TypeError: list indices must be integers or slices, not tuple

This is not a bug with PytorchLightning

tkella47 commented 1 year ago

The error occurs because you have a list of tuples. In order to access each tuple, you index the list, then the tuple. I have corrected the code below

class StandardGraph:
    def __init__(self):
        self.edges = [
            (0, 1),
            (0, 2),
            (1, 3),
            (2, 4),
            (5, 6),
            (5, 7),
            (5, 11),
            (6, 8),
            (6, 12),
            (7, 9),
            (8, 10),
            (11, 12),
            (11, 13),
            (12, 14),
            (13, 15),
            (14, 16),
        ]

        self.num_vertices = 17

        self.adj_matrix = self._get_adj_matrix()

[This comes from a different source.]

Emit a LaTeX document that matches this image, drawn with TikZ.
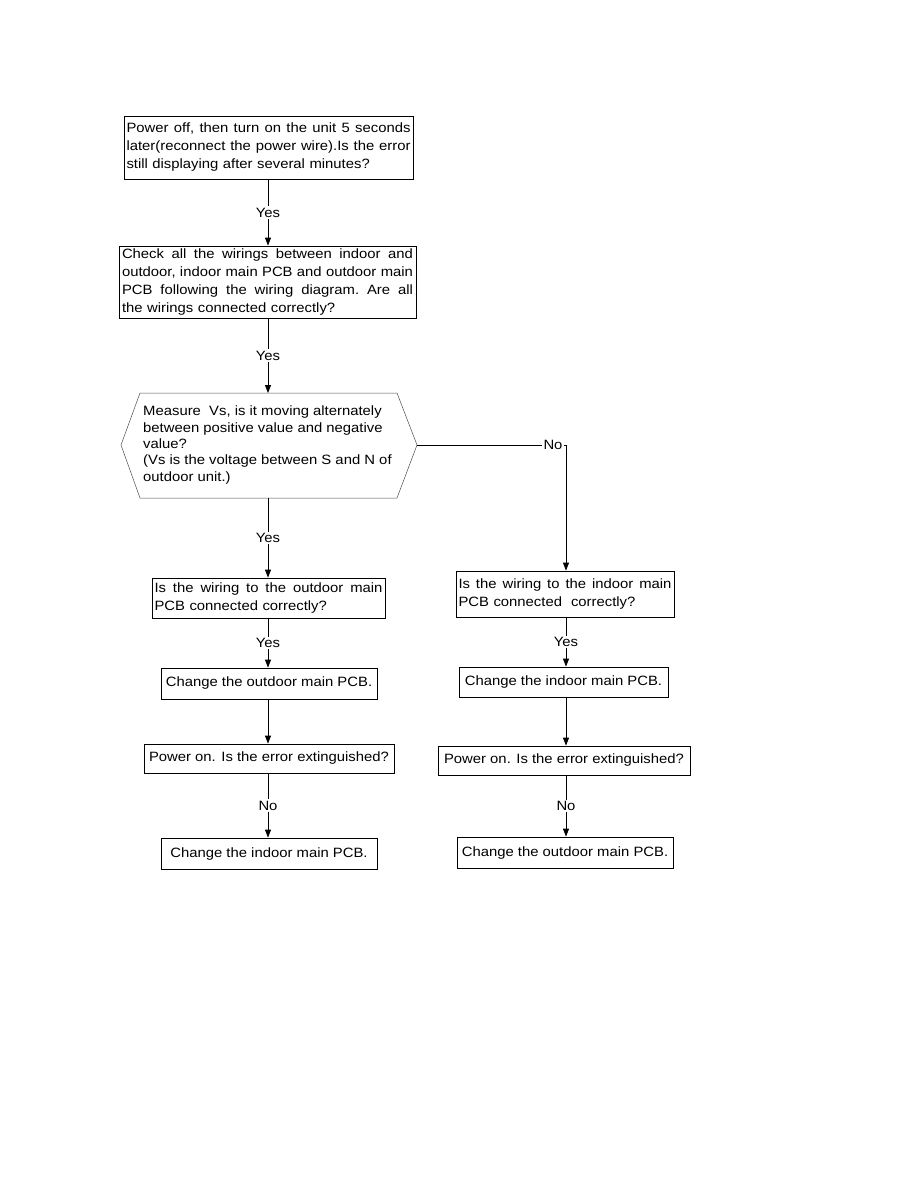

    def _get_adj_matrix(self, edges, num_vertices, self_connections=True):
        adj_matrix = np.zeros((num_vertices, num_vertices))

        adj_matrix[edges[:][0], edges[:][1]] = 1
        adj_matrix[edges[:][1], edges[:][0]] = 1

        if self_connections:
            np.fill_diagonal(adj_matrix, 1)

        return adj_matrix

Additionally, does _get_adj_matrix need to be a class method? Or should it be static?

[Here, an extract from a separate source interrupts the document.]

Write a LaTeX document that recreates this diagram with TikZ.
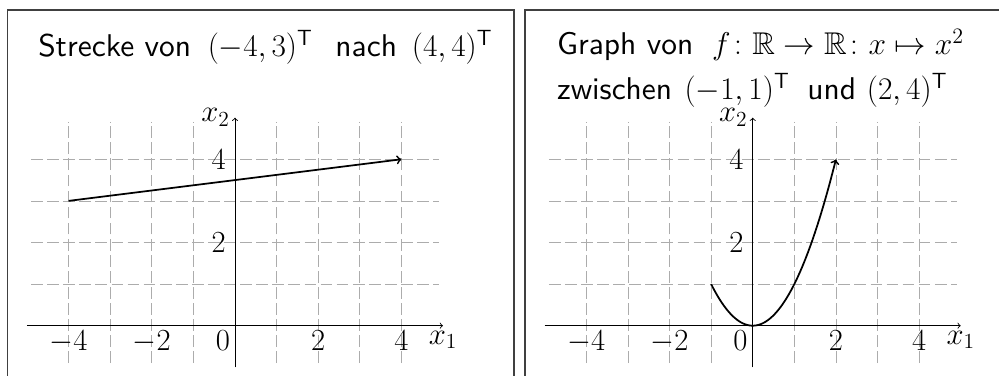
\RequirePackage{fix-cm}
\documentclass[tikz,border=0pt]{standalone}
\usepackage{amsmath}
\usepackage{amssymb}
\usepackage{fontspec}
\usepackage{tikz}

\newfontfamily\titelschrift{lmsans10-regular}[Extension=.otf]
\newcommand{\vek}[1]{{\fontsize{21.5}{26}\selectfont\(#1\)}}

\tikzset{
    gitter/.style={gray!65,dash pattern=on 8pt off 3pt,line width=0.5pt},
    achse/.style={->,line width=0.6pt},
    kurve/.style={->,line width=1.2pt},
    rahmen/.style={draw=black!75,line width=0.9pt},
    titel/.style={anchor=base west,inner sep=0pt,font=\fontsize{21.5}{26}\titelschrift},
    every node/.style={font=\fontsize{21}{25}\selectfont}
}

\begin{document}
\begin{tikzpicture}
            \useasboundingbox (-5.649,-1.209) rectangle (18.365,7.829);

            % Rahmen
            \draw[rahmen] (-5.469,-1.5) -- (-5.469,7.589) -- (6.707,7.589) -- (6.707,-1.5);
            \draw[rahmen] (6.971,-1.5) -- (6.971,7.589) -- (18.6,7.589);

            % links: Strecke
            \begin{scope}
                \draw[gitter] (-4.9,-0.9) grid (4.9,4.9);
                \draw[achse] (-5,0) -- (5,0) node[below] (xa) {\(x_1\)};
                \draw[achse] (0,-1) -- (0,5) node[left] (ya) {\(x_2\)};

                \foreach \t in {-4,-2,2,4}{
                    \node[below] (xt\t) at (\t,0) {\(\t\)};
                }
                \node[below left] (null) at (0,0) {\(0\)};
                \node[left] (yt2) at (-0.1,2) {\(2\)};
                \node[left] (yt4) at (-0.1,4) {\(4\)};

                \coordinate (a) at (-4,3);
                \coordinate (b) at (4,4);
                \draw[kurve] (a) -- (b);

                \node[titel] (titel) at (-4.736,6.466)
                    {Strecke von\hspace{0.4cm}\vek{(-4,3)^{\mathsf{T}}}\hspace{0.55cm}nach\hspace{0.36cm}\vek{(4,4)^{\mathsf{T}}}};
            \end{scope}

            % rechts: Parabel
            \begin{scope}[xshift=12.445cm]
                \draw[gitter] (-4.9,-0.9) grid (4.9,4.9);
                \draw[achse] (-5,0) -- (5,0) node[below] (xb) {\(x_1\)};
                \draw[achse] (0,-1) -- (0,5) node[left] (yb) {\(x_2\)};

                \foreach \t in {-4,-2,2,4}{
                    \node[below] (xs\t) at (\t,0) {\(\t\)};
                }
                \node[below left] (nullb) at (0,0) {\(0\)};
                \node[left] (ys2) at (-0.1,2) {\(2\)};
                \node[left] (ys4) at (-0.1,4) {\(4\)};

                \draw[kurve] plot[domain=-1:2,samples=60,smooth] (\x,{\x*\x});

                \node[titel] (titela) at (-4.71,6.51)
                    {Graph von\hspace{0.45cm}\vek{f\colon \mathbb{R}\to\mathbb{R}\colon x\mapsto x^2}};
                \node[titel] (titelb) at (-4.71,5.425)
                    {zwischen\hspace{0.3cm}\vek{(-1,1)^{\mathsf{T}}}\hspace{0.43cm}und\hspace{0.26cm}\vek{(2,4)^{\mathsf{T}}}};
            \end{scope}
        \end{tikzpicture}
\end{document}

ggggg111 commented 1 year ago

Hello Thomas, thank you for your response. Indeed there is a bug in my code not related to Lightning. I didn't notice it because of the error message, it seemed like it was a Lightning error in the traceback.

Anyways, the correct code is a bit different than yours, because edges[:][0] equals edges[0] and edges[:][1] equals edges[1]. So what I did was convert the self.edges in a numpy array and use numpy's indexing like so:

@staticmethod
def _get_adj_matrix(edges, num_vertices, self_connections=True):
    adj_matrix = np.zeros((num_vertices, num_vertices))

    edges = np.array(edges)

    adj_matrix[edges[:, 0], edges[:, 1]] = 1
    adj_matrix[edges[:, 1], edges[:, 0]] = 1

    if self_connections:
        np.fill_diagonal(adj_matrix, 1)

    return adj_matrix

I finally put the _get_adj_matrix function as static.

Appreciate your help! Thank you. I'm closing the issue.